Provided material ::
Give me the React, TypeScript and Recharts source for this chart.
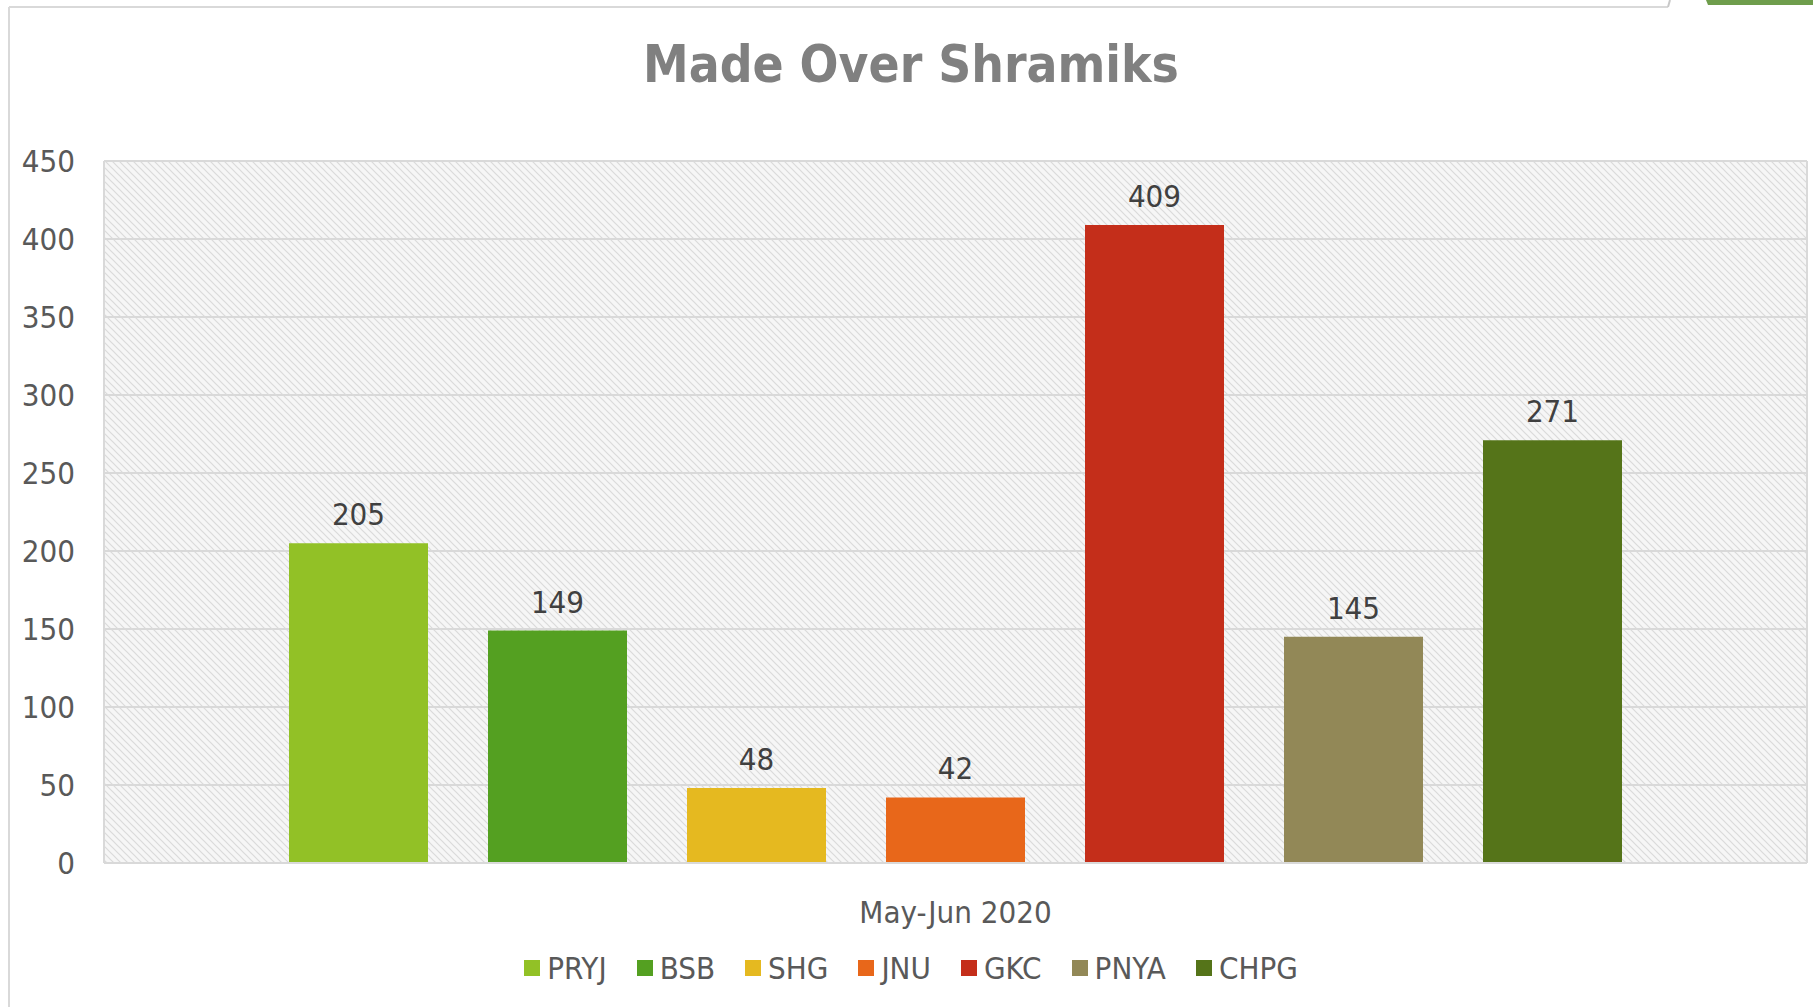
import { Bar, BarChart, CartesianGrid, LabelList, XAxis, YAxis } from "recharts";

const stations = ["PRYJ", "BSB", "SHG", "JNU", "GKC", "PNYA", "CHPG"];
const shramiks = [205, 149, 48, 42, 409, 145, 271];
const barColors = ["#92c126", "#54a021", "#e5b920", "#e8671a", "#c42e1a", "#928857", "#557419"];
const period = "May-Jun 2020";
const yTicks = [0, 50, 100, 150, 200, 250, 300, 350, 400, 450];

const font = "'DejaVu Sans Condensed', 'DejaVu Sans', sans-serif";

// one category, one bar per station
const row: Record<string, string | number> = { period };
stations.forEach((s, i) => {
  row[s] = shramiks[i];
});
const data = [row];

export default function App() {
  return (
    <div style={{ position: "relative", width: 1813, height: 1007, background: "#fff", fontFamily: font }}>
      <style>{`body{margin:0}`}</style>
      <svg width={0} height={0} style={{ position: "absolute" }}>
        <defs>
          <pattern id="hatch" width={7} height={7} patternUnits="userSpaceOnUse">
            <rect width={7} height={7} fill="#f6f6f6" />
            <path d="M0,0 L7,7 M-1,6 L1,8 M6,-1 L8,1" stroke="#dadada" strokeWidth={1.2} />
          </pattern>
        </defs>
      </svg>

      <BarChart
        width={1813}
        height={1007}
        data={data}
        margin={{ top: 161, right: 0, bottom: 0, left: 0 }}
        barGap={60}
        style={{ fontFamily: font }}
      >
        <CartesianGrid
          yAxisId="left"
          vertical={false}
          stroke="#d9d9d9"
          strokeWidth={2}
          fill="url(#hatch)"
          fillOpacity={1}
        />
        <XAxis
          dataKey="period"
          height={144}
          axisLine={{ stroke: "#d9d9d9", strokeWidth: 2 }}
          tickLine={false}
          tickSize={0}
          tickMargin={38}
          tick={{ fill: "#595959", fontSize: 31, fontFamily: font }}
        />
        <YAxis
          yAxisId="left"
          width={104}
          domain={[0, 450]}
          ticks={yTicks}
          axisLine={{ stroke: "#d9d9d9", strokeWidth: 2 }}
          tickLine={false}
          tickSize={0}
          tickMargin={29}
          tick={{ fill: "#595959", fontSize: 31, fontFamily: font }}
        />
        <YAxis
          yAxisId="right"
          orientation="right"
          width={6}
          domain={[0, 450]}
          ticks={yTicks}
          axisLine={{ stroke: "#d9d9d9", strokeWidth: 2 }}
          tickLine={false}
          tick={false}
        />
        {stations.map((s, i) => (
          <Bar key={s} yAxisId="left" dataKey={s} fill={barColors[i]} barSize={139} isAnimationActive={false}>
            <LabelList dataKey={s} position="top" offset={18} fill="#404040" fontSize={31} fontFamily={font} />
          </Bar>
        ))}
      </BarChart>

      <svg width={1813} height={1007} style={{ position: "absolute", left: 0, top: 0, pointerEvents: "none" }}>
        <line x1={9} y1={7} x2={9} y2={1007} stroke="#d9d9d9" strokeWidth={2} />
        <line x1={9} y1={7} x2={1668} y2={7} stroke="#d9d9d9" strokeWidth={2} />
        <path d="M1668,7 L1670,0" stroke="#c8c8c8" strokeWidth={2} />
        <path d="M1706,0 L1813,0 L1813,5 L1708,5 Z" fill="#6f9d4c" />
        <text x={911} y={82} textAnchor="middle" fill="#808080" fontSize={51} fontWeight="bold" fontFamily={font}>
          Made Over Shramiks
        </text>
      </svg>

      <div
        style={{
          position: "absolute",
          left: 9,
          width: 1804,
          top: 948,
          height: 40,
          display: "flex",
          justifyContent: "center",
          alignItems: "center",
        }}
      >
        {stations.map((s, i) => (
          <div key={s} style={{ display: "flex", alignItems: "center", marginRight: i < stations.length - 1 ? 30 : 0 }}>
            <div style={{ width: 16, height: 16, background: barColors[i], marginRight: 7 }} />
            <span style={{ fontSize: 31, color: "#595959", lineHeight: "40px" }}>{s}</span>
          </div>
        ))}
      </div>
    </div>
  );
}
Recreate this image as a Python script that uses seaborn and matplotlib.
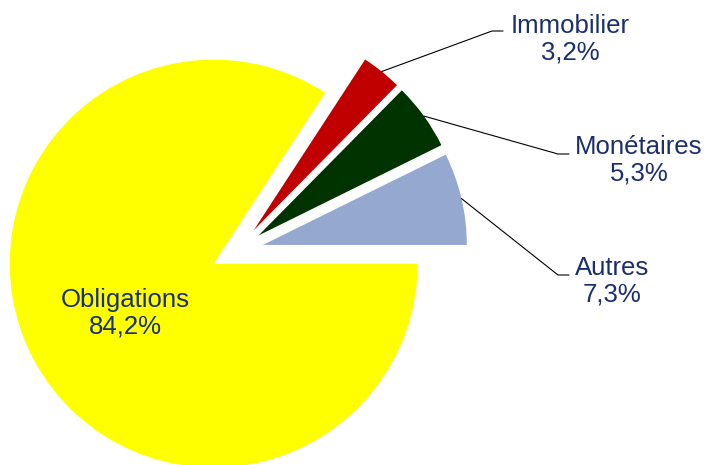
import numpy as np
import matplotlib
matplotlib.use("Agg")
import matplotlib.pyplot as plt
import seaborn as sns

# data, counter-clockwise from 3 o'clock
labels = ["Autres", "Monétaires", "Immobilier", "Obligations"]
values = [7.3, 5.3, 3.2, 84.2]
colors = ["#95A9D0", "#003300", "#C00000", "#FFFF00"]
explode = [0.13, 0.13, 0.13, 0.13]  # fraction of the radius

sns.set_theme(style="white")
plt.rcParams["font.family"] = ["Liberation Sans", "DejaVu Sans"]
text_color = "#1A2F6E"

fig = plt.figure(figsize=(7.05, 4.65), dpi=100)
ax = fig.add_axes([0, 0, 1, 1])
ax.axis("off")

radius = 204
# pie() offsets exploded wedges in data units, so scale by the radius
wedges, _ = ax.pie(values, colors=colors, explode=[e * radius for e in explode],
                   startangle=0, counterclock=True, center=(237, 214),
                   radius=radius, wedgeprops=dict(linewidth=0))
ax.set_xlim(0, 705)
ax.set_ylim(0, 465)
ax.set_aspect("equal")

# label layout: (elbow x, elbow y, text x, text y)
outside = {
    "Immobilier": (492, 434, 570, 426),
    "Monétaires": (558, 311, 639, 305),
    "Autres": (558, 190, 612, 184),
}

def fmt(v):
    return f"{v:.1f}".replace(".", ",") + "%"

for w, lab, val in zip(wedges, labels, values):
    if lab in outside:
        ex, ey, tx, ty = outside[lab]
        mid = np.deg2rad((w.theta1 + w.theta2) / 2)
        cx, cy = w.center
        sx, sy = cx + w.r * np.cos(mid), cy + w.r * np.sin(mid)
        ax.plot([sx, ex, ex + 11], [sy, ey, ey], color="black", lw=0.8)
        ax.text(tx, ty, f"{lab}\n{fmt(val)}", ha="center", va="center",
                fontsize=18.5, color=text_color, linespacing=1.12)
    else:
        ax.text(125, 152, f"{lab}\n{fmt(val)}", ha="center", va="center",
                fontsize=18.5, color=text_color, linespacing=1.12)

fig.savefig("out.png", dpi=100)
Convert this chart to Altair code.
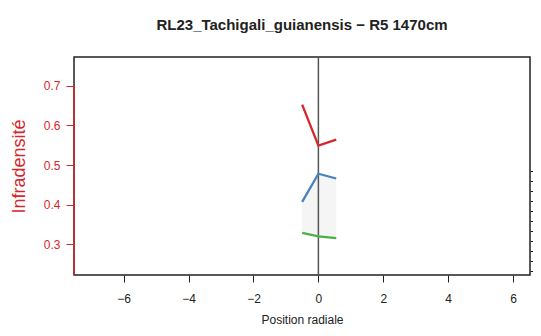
import altair as alt
import pandas as pd

chart_title = "RL23_Tachigali_guianensis − R5 1470cm"
x_label = "Position radiale"
y_label = "Infradensité"

x_pos = [-0.5, 0.0, 0.55]
red_vals = [0.652, 0.549, 0.564]
blue_vals = [0.407, 0.478, 0.466]
green_vals = [0.329, 0.320, 0.316]

x_domain = [-7.53, 6.52]
y_domain = [0.223, 0.772]
x_ticks = [-6, -4, -2, 0, 2, 4, 6]
y_ticks = [0.3, 0.4, 0.5, 0.6, 0.7]
right_ticks = list(range(0, 11))
right_domain = [-0.4, 21.37]

series_names = ["rouge", "bleu", "vert"]
series_colors = ["#D7262B", "#4682C0", "#4DAF4A"]

rows = []
for name, vals in zip(series_names, [red_vals, blue_vals, green_vals]):
    for xv, yv in zip(x_pos, vals):
        rows.append({"serie": name, "x": xv, "y": yv})
lines_df = pd.DataFrame(rows)

band_df = pd.DataFrame({"x": x_pos, "lo": green_vals, "hi": blue_vals})

xs = alt.Scale(domain=x_domain, nice=False, zero=False)
ys = alt.Scale(domain=y_domain, nice=False, zero=False)

x_axis = alt.Axis(values=x_ticks, title=x_label, grid=False, domain=False,
                  tickColor="#222", tickSize=7, labelPadding=11,
                  labelFontSize=12, labelColor="#222", titleFontSize=12,
                  titleFontWeight="normal", titleColor="#222",
                  titleY=48, titleBaseline="alphabetic", labelFont="Liberation Sans",
                  titleFont="Liberation Sans")
y_axis = alt.Axis(values=y_ticks, title=y_label, grid=False, domain=False,
                  tickColor="#D7262B", tickSize=8, labelPadding=6,
                  labelFontSize=12, labelColor="#D7262B", titleColor="#D7262B",
                  titleFontSize=18, titleFontWeight="normal",
                  titleX=-50, titleY=109, titleBaseline="alphabetic",
                  labelFont="Liberation Sans", titleFont="Liberation Sans",
                  format=".1f")

band = alt.Chart(band_df).mark_area(color="#F5F5F5", opacity=1).encode(
    x=alt.X("x:Q", scale=xs, axis=x_axis),
    y=alt.Y("lo:Q", scale=ys, axis=y_axis),
    y2="hi:Q",
)

vline = alt.Chart(pd.DataFrame({"x": [0.0]})).mark_rule(color="#555", strokeWidth=1.5).encode(
    x=alt.X("x:Q", scale=xs, axis=x_axis)
)

left_rule = alt.Chart(pd.DataFrame({"x": [x_domain[0]], "y": [y_ticks[-1]], "y2": [y_domain[0]]})).mark_rule(
    color="#D7262B", strokeWidth=1.5).encode(
    x=alt.X("x:Q", scale=xs, axis=x_axis), y=alt.Y("y:Q", scale=ys, axis=y_axis), y2="y2:Q"
)

lines = alt.Chart(lines_df).mark_line(strokeWidth=2.3).encode(
    x=alt.X("x:Q", scale=xs, axis=x_axis),
    y=alt.Y("y:Q", scale=ys, axis=y_axis),
    color=alt.Color("serie:N", scale=alt.Scale(domain=series_names, range=series_colors), legend=None),
)

main = alt.layer(band, vline, left_rule, lines)

right = alt.Chart(pd.DataFrame({"r": right_ticks})).mark_point(opacity=0).encode(
    x=alt.X("r:Q", scale=xs, axis=x_axis),
    y=alt.Y("r:Q", scale=alt.Scale(domain=right_domain, nice=False, zero=False),
            axis=alt.Axis(orient="right", values=right_ticks, labels=False, title=None,
                          domain=False, grid=False, tickColor="#222", tickSize=5)),
)

chart = alt.layer(main, right).resolve_scale(y="independent").properties(
    width=456, height=218,
    title=alt.TitleParams(chart_title, fontSize=15, fontWeight="bold", color="#222",
                          font="Liberation Sans", anchor="middle", offset=11,
                          baseline="alphabetic"),
    autosize=alt.AutoSizeParams(type="none"),
    padding={"left": 66, "top": 49, "right": 3, "bottom": 53},
).configure_view(stroke="#222", strokeWidth=1.5)

chart.save("out.html", embed_options={"renderer": "svg", "actions": False})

Problem :: Pictures excluded, repeat the records exactly from their opening line through the line containing "LabelList, XAxis, YAxis".

Task response ::
Give me the React, TypeScript and Recharts source for this chart.
import { Bar, BarChart, CartesianGrid, LabelList, XAxis, YAxis } from "recharts";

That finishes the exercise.